- The paper introduces the ECA module, a novel design that avoids dimensionality reduction to preserve full channel information.
- It employs a 1D convolution to efficiently capture local cross-channel interactions and adaptively adjust kernel size based on channel dimensions.
- Experimental results across CNN architectures demonstrate that ECA-Net boosts accuracy with minimal computational and parameter overhead.
ECA-Net: Efficient Channel Attention for Deep Convolutional Neural Networks
The paper "ECA-Net: Efficient Channel Attention for Deep Convolutional Neural Networks" addresses a critical aspect of convolutional neural network (CNN) design: enhancing performance through the integration of attention mechanisms while maintaining low model complexity. Traditional channel attention mechanisms, exemplified by the Squeeze-and-Excitation Networks (SENet), have demonstrated significant performance gains but often at the cost of increased model complexity. This paper introduces the Efficient Channel Attention (ECA) module, which strives to balance the trade-offs between performance and complexity effectively.
Key Contributions and Methodology
The paper is structured around dissecting the conventional SENet module and proposing a streamlined yet effective alternative—the ECA module. The primary contributions are:
- Avoiding Dimensionality Reduction: SENet involves dimensionality reduction to control model complexity, which, while reducing parameters, disrupts the direct correspondence between channels and their learned attention weights. ECA-Net circumvents this by avoiding dimensionality reduction and instead uses $1D$ convolution that maintains full channel dimensionality, preserving critical information.

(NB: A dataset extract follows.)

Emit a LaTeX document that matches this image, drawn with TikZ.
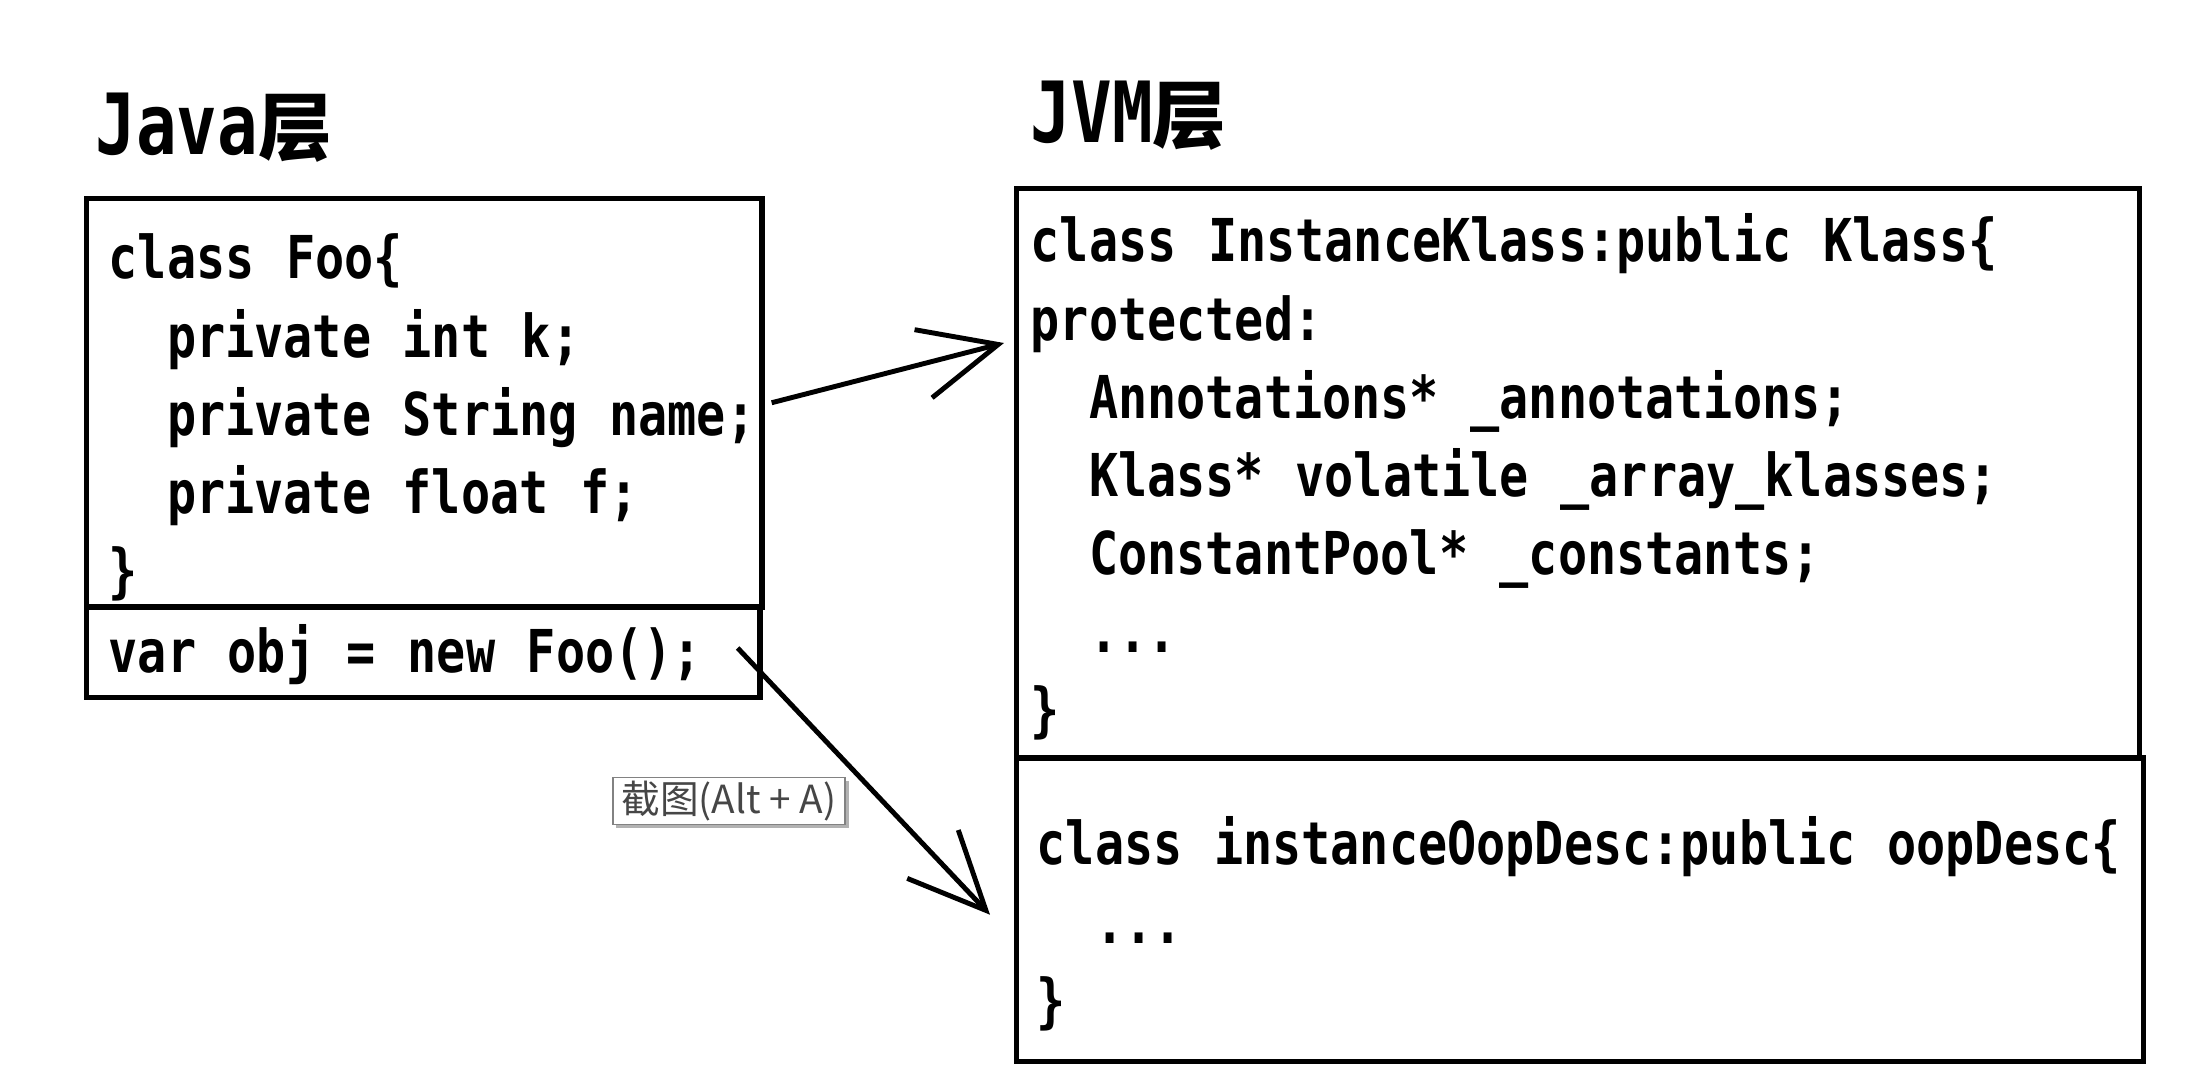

- Local Cross-Channel Interaction: The ECA module captures local cross-channel interactions efficiently through a $1D$ convolutional layer. This method leverages adjacent channel information, improving the channel attention mechanism without significant computational overhead.
- Adaptive Kernel Size: The paper introduces a method to adaptively select the kernel size for the $1D$ convolution based on the channel dimensionality. This adaptive mechanism ensures that the network dynamically adjusts its attention coverage, optimizing performance further.
Experimental Results
The experimental evaluation demonstrates that ECA-Net achieves substantial performance improvements over baseline models and existing attention mechanisms across several tasks, using various CNN architectures like ResNet-50, ResNet-101, ResNet-152, and MobileNetV2.
Image Classification
The paper provides extensive results on ImageNet classification:
- ResNet-50: ECA-Net achieves a Top-1 accuracy improvement of 2.28% over the baseline ResNet-50, with no significant increase in parameters or computational cost.
- ResNet-101 and ResNet-152: Similar trends are observed, with ECA-Net yielding performance gains with marginal increase in complexity.
- MobileNetV2: ECA-Net enhances the performance of lightweight architectures, achieving superior results to SENet with fewer parameters and faster training and inference times.
Object Detection and Instance Segmentation
The efficacy of ECA-Net extends beyond image classification to tasks such as object detection and instance segmentation, evaluated on the COCO dataset using frameworks like Faster R-CNN, Mask R-CNN, and RetinaNet. Key findings include:
- Faster R-CNN: With ResNet-50 and ResNet-101 backbones, ECA-Net outperforms SENet in terms of Average Precision (AP) while maintaining similar model complexities.
- Mask R-CNN and RetinaNet: ECA-Net consistently results in better detection and segmentation performance, demonstrating its generalizability and robustness across different applications.
Implications and Future Directions
The introduction of ECA-Net presents several theoretical and practical implications:
- Theoretical: The avoidance of dimensionality reduction and efficient local cross-channel interaction suggests a paradigm shift towards more straightforward yet effective attention mechanisms. It highlights the potential redundancy of overly complex networks in achieving state-of-the-art performance.
- Practical: ECA-Net’s low computational cost and parameter efficiency are particularly advantageous for deployment on resource-constrained devices, expanding the applicability of advanced CNNs in real-world scenarios.
Looking forward, the development of the ECA module sets the stage for future research in attention mechanisms. Adapting ECA to other CNN architectures, such as ResNeXt and Inception, and exploring combinations with spatial attention modules could lead to further advancements in the field.
Conclusion
The paper "ECA-Net: Efficient Channel Attention for Deep Convolutional Neural Networks" presents a compelling case for revisiting and refining channel attention mechanisms. By emphasizing efficiency and avoiding unnecessary complexity, ECA-Net enhances the performance of various CNN architectures significantly. The findings and methodologies proposed offer fertile ground for future research in optimizing neural network architectures for both performance and resource efficiency.